TASK TO CARRY OUT: Omit all pictures, then retype the data exactly as given.

DATA PROVIDED:
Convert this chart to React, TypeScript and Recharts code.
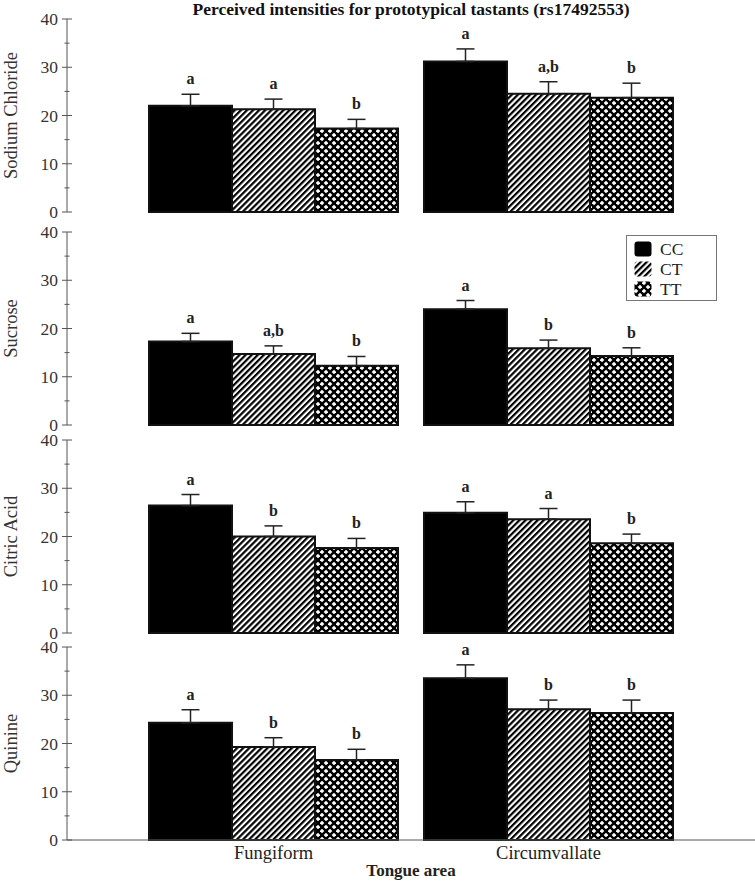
import React from 'react';
import { BarChart, Bar, XAxis, YAxis, ErrorBar, LabelList, Legend } from 'recharts';

const areas = ['Fungiform', 'Circumvallate'];
const genotypes = ['CC', 'CT', 'TT'];
const tastants = ['Sodium Chloride', 'Sucrose', 'Citric Acid', 'Quinine'];
const yTicks = [0, 5, 10, 15, 20, 25, 30, 35, 40];

// [area][genotype]
const sodiumMeans = [[22.0, 21.3, 17.3], [31.2, 24.5, 23.7]];
const sodiumErrors = [[2.4, 2.1, 1.9], [2.6, 2.5, 3.0]];
const sodiumLetters = [['a', 'a', 'b'], ['a', 'a,b', 'b']];

const sucroseMeans = [[17.3, 14.7, 12.3], [24.0, 15.9, 14.3]];
const sucroseErrors = [[1.7, 1.7, 1.9], [1.8, 1.7, 1.7]];
const sucroseLetters = [['a', 'a,b', 'b'], ['a', 'b', 'b']];

const citricMeans = [[26.4, 20.0, 17.6], [24.9, 23.6, 18.6]];
const citricErrors = [[2.3, 2.2, 2.0], [2.3, 2.2, 1.9]];
const citricLetters = [['a', 'b', 'b'], ['a', 'a', 'b']];

const quinineMeans = [[24.3, 19.3, 16.6], [33.5, 27.1, 26.3]];
const quinineErrors = [[2.7, 1.9, 2.2], [2.8, 1.9, 2.7]];
const quinineLetters = [['a', 'b', 'b'], ['a', 'b', 'b']];

const panelMeans = [sodiumMeans, sucroseMeans, citricMeans, quinineMeans];
const panelErrors = [sodiumErrors, sucroseErrors, citricErrors, quinineErrors];
const panelLetters = [sodiumLetters, sucroseLetters, citricLetters, quinineLetters];

const FONT = "'Liberation Serif', 'Times New Roman', serif";
const plotTops = [19, 232, 440, 647];
const PLOT_H = 193;

function buildRows(p: number) {
  return areas.map((area, a) => {
    const row: any = { area };
    genotypes.forEach((g, k) => {
      row[g] = panelMeans[p][a][k];
      row[g + 'Err'] = [0, panelErrors[p][a][k]];
      row[g + 'Lbl'] = panelLetters[p][a][k];
    });
    return row;
  });
}

const fillFor = (g: string, p: number) =>
  g === 'CC' ? '#000' : g === 'CT' ? `url(#stripes-${p})` : `url(#dots-${p})`;

const YTick = (props: any) => {
  const { x, y, payload } = props;
  const major = payload.value % 10 === 0;
  const half = major ? 5 : 2.5;
  return (
    <g>
      <line x1={x - half} x2={x + half} y1={y} y2={y} stroke="#555" strokeWidth={1} />
      {major && (
        <text x={x - 9} y={y} dy="0.35em" textAnchor="end" fontSize={17.5} fill="#333" fontFamily={FONT}>
          {payload.value}
        </text>
      )}
    </g>
  );
};

const makeLabel = (p: number, k: number) => (props: any) => {
  const { x, y, width, height, index } = props;
  const mean = panelMeans[p][index][k];
  const err = panelErrors[p][index][k];
  const perUnit = Math.abs(height) / mean;
  const top = Math.min(y, y + height) - err * perUnit;
  return (
    <text x={x + width / 2} y={top - 10} textAnchor="middle" fontSize={16} fontWeight="bold" fill="#222" fontFamily={FONT}>
      {panelLetters[p][index][k]}
    </text>
  );
};

const LegendBox = () => (
  <div
    style={{
      border: '1px solid #777',
      background: '#fff',
      padding: '3px 0 0 7px',
      boxSizing: 'border-box',
      width: 91,
      height: 66,
      fontFamily: FONT,
      fontSize: 17.5,
      color: '#222',
    }}
  >
    {genotypes.map((g) => (
      <div key={g} style={{ display: 'flex', alignItems: 'center', height: 20 }}>
        <svg width={18} height={16} style={{ marginRight: 8 }}>
          <rect x={0.5} y={0.5} width={17} height={15} rx={3} fill={fillFor(g, 1)} />
        </svg>
        <span>{g}</span>
      </div>
    ))}
  </div>
);

function Panel({ p }: { p: number }) {
  const last = p === tastants.length - 1;
  const marginTop = 10;
  const marginBottom = last ? 46 : 10;
  const top = plotTops[p] - marginTop;
  return (
    <div style={{ position: 'absolute', left: 0, top }}>
      <BarChart
        width={755}
        height={PLOT_H + marginTop + marginBottom}
        data={buildRows(p)}
        margin={{ top: marginTop, right: 0, bottom: last ? 0 : marginBottom, left: 0 }}
        barGap={0}
        barSize={83}
      >
        <defs>
          <pattern id={`stripes-${p}`} patternUnits="userSpaceOnUse" width={4.3} height={4.3} patternTransform="rotate(45)">
            <rect width={4.3} height={4.3} fill="#fff" />
            <rect width={2.2} height={4.3} fill="#000" />
          </pattern>
          <pattern id={`dots-${p}`} patternUnits="userSpaceOnUse" width={8} height={8}>
            <rect width={8} height={8} fill="#000" />
            <polygon points="2,-0.3 4.3,2 2,4.3 -0.3,2" fill="#fff" />
            <polygon points="6,3.7 8.3,6 6,8.3 3.7,6" fill="#fff" />
          </pattern>
        </defs>
        <XAxis
          dataKey="area"
          hide={!last}
          height={last ? 46 : 0}
          padding={{ left: 69, right: 69 }}
          axisLine={{ stroke: '#555' }}
          tickLine={false}
          tickSize={0}
          tickMargin={6}
          interval={0}
          tick={{ fontSize: 18.5, fill: '#222', fontFamily: FONT }}
          label={
            last
              ? {
                  content: (lp: any) => {
                    const vb = lp.viewBox;
                    return (
                      <text x={vb.x + vb.width / 2} y={vb.y + 36} textAnchor="middle" fontSize={17} fontWeight="bold" fill="#222" fontFamily={FONT}>
                        Tongue area
                      </text>
                    );
                  },
                }
              : undefined
          }
        />
        <YAxis
          domain={[0, 40]}
          ticks={yTicks}
          interval={0}
          width={67}
          axisLine={{ stroke: '#555' }}
          tickLine={false}
          tickSize={0}
          tickMargin={0}
          tick={<YTick />}
          label={{
            content: (lp: any) => {
              const vb = lp.viewBox;
              const cy = vb.y + vb.height / 2;
              return (
                <text x={17} y={cy} transform={`rotate(-90, 17, ${cy})`} textAnchor="middle" fontSize={18.5} fill="#333" fontFamily={FONT}>
                  {tastants[p]}
                </text>
              );
            },
          }}
        />
        {p === 1 && (
          <Legend
            layout="horizontal"
            verticalAlign="middle"
            align="center"
            content={<LegendBox />}
            wrapperStyle={{ position: 'absolute', left: 626, top: 235 - top, width: 91, height: 66 }}
          />
        )}
        {genotypes.map((g, k) => (
          <Bar key={g} dataKey={g} name={g} fill={fillFor(g, p)} stroke="#111" strokeWidth={2} isAnimationActive={false}>
            <ErrorBar dataKey={g + 'Err'} direction="y" width={9} stroke="#222" strokeWidth={1.5} />
            <LabelList dataKey={g + 'Lbl'} content={makeLabel(p, k)} />
          </Bar>
        ))}
      </BarChart>
    </div>
  );
}

export default function App() {
  return (
    <div style={{ position: 'absolute', left: 0, top: 0, width: 755, height: 886, background: '#fff', fontFamily: FONT }}>
      <div
        style={{
          position: 'absolute',
          left: 67,
          width: 688,
          top: 0,
          textAlign: 'center',
          fontSize: 17.5,
          fontWeight: 'bold',
          color: '#111',
          lineHeight: '18px',
        }}
      >
        Perceived intensities for prototypical tastants (rs17492553)
      </div>
      {tastants.map((t, p) => (
        <Panel key={t} p={p} />
      ))}
    </div>
  );
}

TASK SOLUTION:
Convert this chart to React, TypeScript and Recharts code.
import React from 'react';
import { BarChart, Bar, XAxis, YAxis, ErrorBar, LabelList, Legend } from 'recharts';

const areas = ['Fungiform', 'Circumvallate'];
const genotypes = ['CC', 'CT', 'TT'];
const tastants = ['Sodium Chloride', 'Sucrose', 'Citric Acid', 'Quinine'];
const yTicks = [0, 5, 10, 15, 20, 25, 30, 35, 40];

// [area][genotype]
const sodiumMeans = [[22.0, 21.3, 17.3], [31.2, 24.5, 23.7]];
const sodiumErrors = [[2.4, 2.1, 1.9], [2.6, 2.5, 3.0]];
const sodiumLetters = [['a', 'a', 'b'], ['a', 'a,b', 'b']];

const sucroseMeans = [[17.3, 14.7, 12.3], [24.0, 15.9, 14.3]];
const sucroseErrors = [[1.7, 1.7, 1.9], [1.8, 1.7, 1.7]];
const sucroseLetters = [['a', 'a,b', 'b'], ['a', 'b', 'b']];

const citricMeans = [[26.4, 20.0, 17.6], [24.9, 23.6, 18.6]];
const citricErrors = [[2.3, 2.2, 2.0], [2.3, 2.2, 1.9]];
const citricLetters = [['a', 'b', 'b'], ['a', 'a', 'b']];

const quinineMeans = [[24.3, 19.3, 16.6], [33.5, 27.1, 26.3]];
const quinineErrors = [[2.7, 1.9, 2.2], [2.8, 1.9, 2.7]];
const quinineLetters = [['a', 'b', 'b'], ['a', 'b', 'b']];

const panelMeans = [sodiumMeans, sucroseMeans, citricMeans, quinineMeans];
const panelErrors = [sodiumErrors, sucroseErrors, citricErrors, quinineErrors];
const panelLetters = [sodiumLetters, sucroseLetters, citricLetters, quinineLetters];

const FONT = "'Liberation Serif', 'Times New Roman', serif";
const plotTops = [19, 232, 440, 647];
const PLOT_H = 193;

function buildRows(p: number) {
  return areas.map((area, a) => {
    const row: any = { area };
    genotypes.forEach((g, k) => {
      row[g] = panelMeans[p][a][k];
      row[g + 'Err'] = [0, panelErrors[p][a][k]];
      row[g + 'Lbl'] = panelLetters[p][a][k];
    });
    return row;
  });
}

const fillFor = (g: string, p: number) =>
  g === 'CC' ? '#000' : g === 'CT' ? `url(#stripes-${p})` : `url(#dots-${p})`;

const YTick = (props: any) => {
  const { x, y, payload } = props;
  const major = payload.value % 10 === 0;
  const half = major ? 5 : 2.5;
  return (
    <g>
      <line x1={x - half} x2={x + half} y1={y} y2={y} stroke="#555" strokeWidth={1} />
      {major && (
        <text x={x - 9} y={y} dy="0.35em" textAnchor="end" fontSize={17.5} fill="#333" fontFamily={FONT}>
          {payload.value}
        </text>
      )}
    </g>
  );
};

const makeLabel = (p: number, k: number) => (props: any) => {
  const { x, y, width, height, index } = props;
  const mean = panelMeans[p][index][k];
  const err = panelErrors[p][index][k];
  const perUnit = Math.abs(height) / mean;
  const top = Math.min(y, y + height) - err * perUnit;
  return (
    <text x={x + width / 2} y={top - 10} textAnchor="middle" fontSize={16} fontWeight="bold" fill="#222" fontFamily={FONT}>
      {panelLetters[p][index][k]}
    </text>
  );
};

const LegendBox = () => (
  <div
    style={{
      border: '1px solid #777',
      background: '#fff',
      padding: '3px 0 0 7px',
      boxSizing: 'border-box',
      width: 91,
      height: 66,
      fontFamily: FONT,
      fontSize: 17.5,
      color: '#222',
    }}
  >
    {genotypes.map((g) => (
      <div key={g} style={{ display: 'flex', alignItems: 'center', height: 20 }}>
        <svg width={18} height={16} style={{ marginRight: 8 }}>
          <rect x={0.5} y={0.5} width={17} height={15} rx={3} fill={fillFor(g, 1)} />
        </svg>
        <span>{g}</span>
      </div>
    ))}
  </div>
);

function Panel({ p }: { p: number }) {
  const last = p === tastants.length - 1;
  const marginTop = 10;
  const marginBottom = last ? 46 : 10;
  const top = plotTops[p] - marginTop;
  return (
    <div style={{ position: 'absolute', left: 0, top }}>
      <BarChart
        width={755}
        height={PLOT_H + marginTop + marginBottom}
        data={buildRows(p)}
        margin={{ top: marginTop, right: 0, bottom: last ? 0 : marginBottom, left: 0 }}
        barGap={0}
        barSize={83}
      >
        <defs>
          <pattern id={`stripes-${p}`} patternUnits="userSpaceOnUse" width={4.3} height={4.3} patternTransform="rotate(45)">
            <rect width={4.3} height={4.3} fill="#fff" />
            <rect width={2.2} height={4.3} fill="#000" />
          </pattern>
          <pattern id={`dots-${p}`} patternUnits="userSpaceOnUse" width={8} height={8}>
            <rect width={8} height={8} fill="#000" />
            <polygon points="2,-0.3 4.3,2 2,4.3 -0.3,2" fill="#fff" />
            <polygon points="6,3.7 8.3,6 6,8.3 3.7,6" fill="#fff" />
          </pattern>
        </defs>
        <XAxis
          dataKey="area"
          hide={!last}
          height={last ? 46 : 0}
          padding={{ left: 69, right: 69 }}
          axisLine={{ stroke: '#555' }}
          tickLine={false}
          tickSize={0}
          tickMargin={6}
          interval={0}
          tick={{ fontSize: 18.5, fill: '#222', fontFamily: FONT }}
          label={
            last
              ? {
                  content: (lp: any) => {
                    const vb = lp.viewBox;
                    return (
                      <text x={vb.x + vb.width / 2} y={vb.y + 36} textAnchor="middle" fontSize={17} fontWeight="bold" fill="#222" fontFamily={FONT}>
                        Tongue area
                      </text>
                    );
                  },
                }
              : undefined
          }
        />
        <YAxis
          domain={[0, 40]}
          ticks={yTicks}
          interval={0}
          width={67}
          axisLine={{ stroke: '#555' }}
          tickLine={false}
          tickSize={0}
          tickMargin={0}
          tick={<YTick />}
          label={{
            content: (lp: any) => {
              const vb = lp.viewBox;
              const cy = vb.y + vb.height / 2;
              return (
                <text x={17} y={cy} transform={`rotate(-90, 17, ${cy})`} textAnchor="middle" fontSize={18.5} fill="#333" fontFamily={FONT}>
                  {tastants[p]}
                </text>
              );
            },
          }}
        />
        {p === 1 && (
          <Legend
            layout="horizontal"
            verticalAlign="middle"
            align="center"
            content={<LegendBox />}
            wrapperStyle={{ position: 'absolute', left: 626, top: 235 - top, width: 91, height: 66 }}
          />
        )}
        {genotypes.map((g, k) => (
          <Bar key={g} dataKey={g} name={g} fill={fillFor(g, p)} stroke="#111" strokeWidth={2} isAnimationActive={false}>
            <ErrorBar dataKey={g + 'Err'} direction="y" width={9} stroke="#222" strokeWidth={1.5} />
            <LabelList dataKey={g + 'Lbl'} content={makeLabel(p, k)} />
          </Bar>
        ))}
      </BarChart>
    </div>
  );
}

export default function App() {
  return (
    <div style={{ position: 'absolute', left: 0, top: 0, width: 755, height: 886, background: '#fff', fontFamily: FONT }}>
      <div
        style={{
          position: 'absolute',
          left: 67,
          width: 688,
          top: 0,
          textAlign: 'center',
          fontSize: 17.5,
          fontWeight: 'bold',
          color: '#111',
          lineHeight: '18px',
        }}
      >
        Perceived intensities for prototypical tastants (rs17492553)
      </div>
      {tastants.map((t, p) => (
        <Panel key={t} p={p} />
      ))}
    </div>
  );
}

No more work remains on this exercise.